1 Ocak 2014 Çarşamba

İmtihanlardaydı, fark etseydi kurtulacaktı

Topraktaki madenlere benzer insanın özündeki cevherler. 
İnceden inceye uğraşarak o madeni topraktan ayırmak gerekir. Bir bahçıvan gibi...
Nefisle mücadeleden amaç budur, nefsi tortularından süzmek, özünü meydana çıkarmak ve insani nefis haline getirmektir. Ekilen bir tohumun üzerine taş gibi engeller gelirse büyüyemez. Ancak ayıklanırsa o bitki sıhhat bulur ve güzel bir gıda olur. Her insanda ekilmiş nice tohumlar vardır. Bu manevi tohumların büyümesi için nefsi terbiye etmek, perdelerini açmak, hayvani sıfatlardan kurtulmak gerekir.

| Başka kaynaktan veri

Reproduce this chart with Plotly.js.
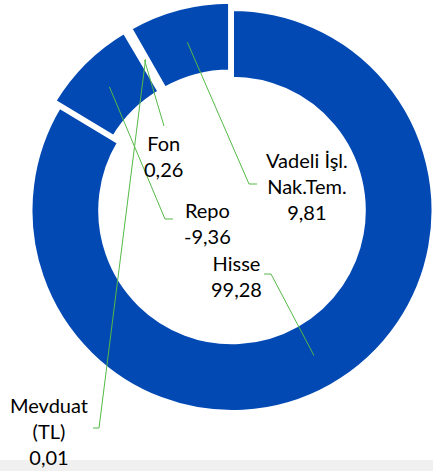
<!DOCTYPE html>
<html><head><meta charset="utf-8">
<script src="https://cdn.plot.ly/plotly-3.0.1.min.js"></script>
<style>html,body{margin:0;padding:0;overflow:hidden;background:#fff;}#chart{width:450px;height:471px;}</style>
</head><body><div id="chart"></div>
<script>
// ---- data ----
const categories = ["Hisse", "Repo", "Fon", "Mevduat (TL)", "Vadeli İşl. Nak.Tem."];
const values = [99.28, -9.36, 0.26, 0.01, 9.81];
const labelLines = ["Hisse", "Repo", "Fon", "Mevduat<br>(TL)", "Vadeli İşl.<br>Nak.Tem."];

// ---- layout / style ----
const W = 450, H = 471;
const CX = 232, CY = 210.5, R = 201.5, PULL_PX = 7.5, HOLE = 0.654;
const p = PULL_PX / R;
const half = R * (1 + p);
const pulls = [0, p, p, p, p];
const BLUE = '#0349B4', GREEN = '#55B947';
// text centre, stub start x, elbow x, stub y (pixels)
const labelPos = [
  {tx: 236, ty: 276, sx: 264, ex: 271, sy: 274},
  {tx: 207, ty: 222.5, sx: 173, ex: 165, sy: 219},
  {tx: 163, ty: 155.5, sx: 164, ex: 164, sy: 126},
  {tx: 48.5, ty: 431, sx: 93, ex: 99, sy: 428},
  {tx: 307, ty: 186, sx: 257, ex: 249, sy: 184}
];

const absVals = values.map(v => Math.abs(v));
const total = absVals.reduce((a, b) => a + b, 0);
const fmt = v => v.toFixed(2).replace('.', ',');
const px = x => x / W, py = y => 1 - y / H;

const annotations = [], shapes = [];
let start = 0;
const rMid = R * (1 + HOLE) / 2;
absVals.forEach((v, i) => {
  const a0 = start, a1 = start + v / total * 360;
  start = a1;
  const mid = (a0 + a1) / 2 * Math.PI / 180;
  const dx = Math.sin(mid), dy = -Math.cos(mid);
  const cx = CX + pulls[i] * R * dx, cy = CY + pulls[i] * R * dy;
  const ax = cx + rMid * dx, ay = cy + rMid * dy;
  const L = labelPos[i];
  annotations.push({
    x: px(L.tx), y: py(L.ty), xref: 'paper', yref: 'paper',
    xanchor: 'center', yanchor: 'middle', align: 'center', showarrow: false,
    text: labelLines[i] + '<br>' + fmt(values[i]),
    font: {family: 'Lato, sans-serif', size: 20, color: '#000'}
  });
  shapes.push({
    type: 'path', xref: 'paper', yref: 'paper',
    path: `M ${px(L.sx)} ${py(L.sy)} L ${px(L.ex)} ${py(L.sy)} L ${px(ax)} ${py(ay)}`,
    line: {color: GREEN, width: 1}
  });
});
shapes.push({type: 'rect', xref: 'paper', yref: 'paper', x0: 0, x1: 1, y0: 0, y1: 11 / H,
  fillcolor: '#F0F0F0', line: {width: 0}, layer: 'below'});

const trace = {
  type: 'pie', labels: categories, values: absVals, sort: false,
  direction: 'clockwise', rotation: 0, hole: HOLE, pull: pulls,
  textinfo: 'none', hoverinfo: 'skip',
  marker: {colors: categories.map(() => BLUE), line: {color: '#FFFFFF', width: 4}},
  domain: {x: [(CX - half) / W, (CX + half) / W], y: [1 - (CY + half) / H, 1 - (CY - half) / H]}
};

Plotly.newPlot('chart', [trace], {
  width: W, height: H, margin: {l: 0, r: 0, t: 0, b: 0},
  paper_bgcolor: '#FFFFFF', showlegend: false, hovermode: false,
  annotations: annotations, shapes: shapes
}, {displayModeBar: false, staticPlot: true});
</script>
</body></html>
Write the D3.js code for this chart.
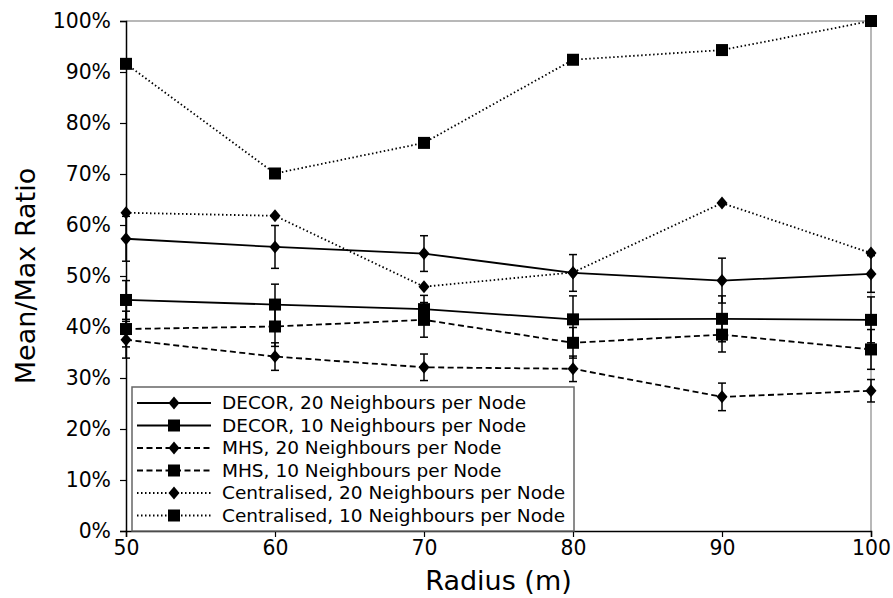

İnsan bilincinin yükselebilmesi ancak nefse muhalefet etmesiyle mümkündür. Ruhun esâreti nefsin hürriyetidir. Nefsin istek ve arzularına hakim olmadıkça ruhu diriltmek mümkün değildir. Nefsin işgali altındaki ruh ya hastadır ya da canlı cenazedir. Mücadele yapıldıkça, nefis azar azar küçülür, kuvvetten düşer.Ancak nefis ne kadar zayıflarsa zayıflasın, küçülürse küçülsün, ancak sıfatını değiştirir. Mesela aslansa kedi olur, sinek olur. Her zaman tehlikelidir ve korunmak gerekir. Ne kadar küçülse de yine de tehlikelidir, eylemlerini sürdürmek ister.

Ruh ve nefis iki ordu gibidir, devamlı mücadele halindedirler. Hangi taraf ne kadar alırsa orası onundur. Hepsini alırsa işgal eder, diğerini esir alır. Aydınlanmanın ışığı ise Venüs yıldızı gibidir, nefsin karanlığını deler geçer. Birliğin tohumu insanın her yanına dallanmıştır ve onu kaplamaktadır. 

Kendisi ile dargın olanı önce kendisi ile barıştırmak gerekir. Çünkü onun nefsi ile ruhu çoktan arayı açmıştır. Kendi kendisi ile barıştırılmazsa, Hakikat'e ulaşmaya imkan kalmaz. İki şey birbirine yapışık olursa araya başka bir şey giremez, ara açılırsa herşey o mesafeyi doldurabilir. 

Nefis terbiyesine verilen güzel bir örnek buğday tanesidir. Bir buğday tanesi toprağa düştüğü zaman önce çürür, varlığı yok olur. Sonra filiz verir, birçok başak yetiştirr. Olgunlaşıp başını eğince biçilir. Harmanlarda atların ayakları altında, makinelerde haddelerin arasında çiğnenir. Taneleri ve samanları ayrılır. Buğday ambara, saman samanlığa konur. Bütün bunlara rağmen buğdayın işi bitmez. Değirmene götürülerek taşların arasında ezilir ve un haline gelir. Bu kadarla da bitmez, su ile yoğrulup hamur olur. Sonra fırına atılır. Şiddetli ateşler içinde uzun zaman yanar ve pişer. Güzel bir ekmek haline gelir. Ancak bundan sonradır ki faydalı bir gıda haline gelmiştir.
Ekmek fırına girip piştiği gibi, insan da imtihanlardan geçerek pişer ve olgunlaşır.